Exercise details → Give an exact transcription of every line, dropping the images.
:::::
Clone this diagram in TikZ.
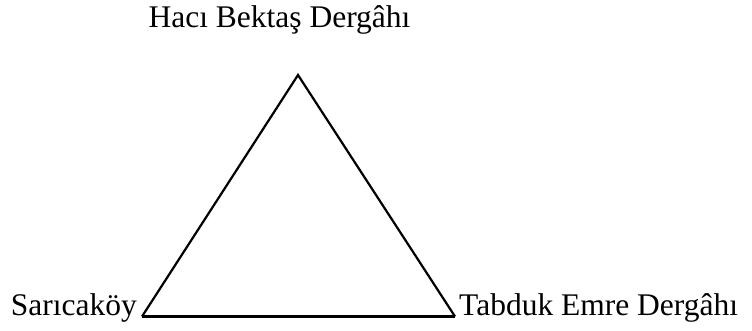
\documentclass[tikz,border=0pt]{standalone}
\usepackage{fontspec}
\setmainfont{Liberation Serif}
\begin{document}
\begin{tikzpicture}[x=1pt,y=1pt,
  lbl/.style={inner sep=0pt,font=\fontsize{31.5}{36}\selectfont},
  side/.style={line width=2.2pt,line join=miter},
  base/.style={line width=3pt}]
\useasboundingbox (0,0) rectangle (752,331);
\coordinate (A) at (298,256);
\coordinate (B) at (142,14.5);
\coordinate (C) at (455,14.5);
\draw[side] (B) -- (A) -- (C);
\draw[base] (B) -- (C);
\node[lbl,anchor=base] (top) at (279.5,303) {Hacı Bektaş Dergâhı};
\node[lbl,anchor=base east] (left) at (137,15) {Sarıcaköy};
\node[lbl,anchor=base west] (right) at (459,15) {Tabduk Emre Dergâhı};
\end{tikzpicture}
\end{document}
:::::
Reply to the exercise →
Clone this diagram in TikZ.
\documentclass[tikz,border=0pt]{standalone}
\usepackage{fontspec}
\setmainfont{Liberation Serif}
\begin{document}
\begin{tikzpicture}[x=1pt,y=1pt,
  lbl/.style={inner sep=0pt,font=\fontsize{31.5}{36}\selectfont},
  side/.style={line width=2.2pt,line join=miter},
  base/.style={line width=3pt}]
\useasboundingbox (0,0) rectangle (752,331);
\coordinate (A) at (298,256);
\coordinate (B) at (142,14.5);
\coordinate (C) at (455,14.5);
\draw[side] (B) -- (A) -- (C);
\draw[base] (B) -- (C);
\node[lbl,anchor=base] (top) at (279.5,303) {Hacı Bektaş Dergâhı};
\node[lbl,anchor=base east] (left) at (137,15) {Sarıcaköy};
\node[lbl,anchor=base west] (right) at (459,15) {Tabduk Emre Dergâhı};
\end{tikzpicture}
\end{document}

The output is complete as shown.